Des programmes, mais encore ?
Où en sont les plans deux après la remise du rapport du CIRE? «Ils sont sur le point de se concrétiser», nous apprend Nadja Eggert, directrice du CIRE. Une exposition devrait se tenir cette année pour «que cet épisode soit diffusé et raconté» hors des murs de l‘Université, pour permettre une appropriation plus globale de la question, notamment auprès des plus jeunes générations. En effet, elle ajoute : « On tenait à ce que les acteurs plus jeunes puissent aussi s’approprier cette question-là pour éventuellement dans 20 ans ou dans 10 ans, que cette jeune génération décide peut-être alors de retirer le prix. » Un colloque aura lieu à l’Unil et au Palais de Rumine du 7 au 9 novembre 2024 dans l’optique de «poser l’état des lieux de la recherche actuelle et d’identifier les pistes à creuser». Enfin, la directrice du CIRE parle d’une future collaboration avec le Festival Histoire et Cité, un événement romand annuel, qui remplacerait l’idée présentée préalablement d’octroyer un prix d’excellence pour des recherches sur le fascisme: «On s’est rendu compte que la pertinence du prix, son contour, n’était pas clair et cette collaboration avec le Festival semblait beaucoup plus adéquate pour assurer une pérennité. L’idée c’est d’avoir une activité, chaque année, qui puisse, non pas se remémorer le prix évidemment, mais se remémorer que l’Unil a fauté.»
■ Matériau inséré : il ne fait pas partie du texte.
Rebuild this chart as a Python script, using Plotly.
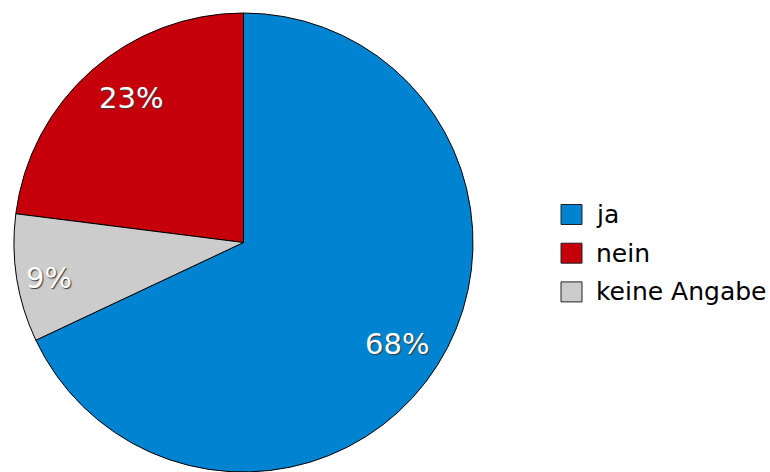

Interrogée sur l’opposition quant au maintien du titre, Nadja Eggert insiste sur le besoin de prendre en compte la spécificité du cas suisse, qui doit être comprise et assumée. Si d’autres pays, sous occupation au moment des faits – notamment sous régime hitlérien – qui ont octroyé des dhc regrettables sous la contrainte n’ont pas tardé à organiser leur retrait, « dans notre cas, la situation n’est pas la même ». « Ce qu’on a pu voir en ayant recours à des experts c’est qu’il n’y a pas eu de ‘carte forcée’. Cette décision a été prise du plein gré de l’Université dans un contexte politique et philosophique fasciste. « Pour nous il est important d’insister sur cette nuance, de ne pas risquer de la balayer par un retrait, d’où l’idée de faire un colloque ». Une affaire qui, loin d’être clause, reste à suivre de très près.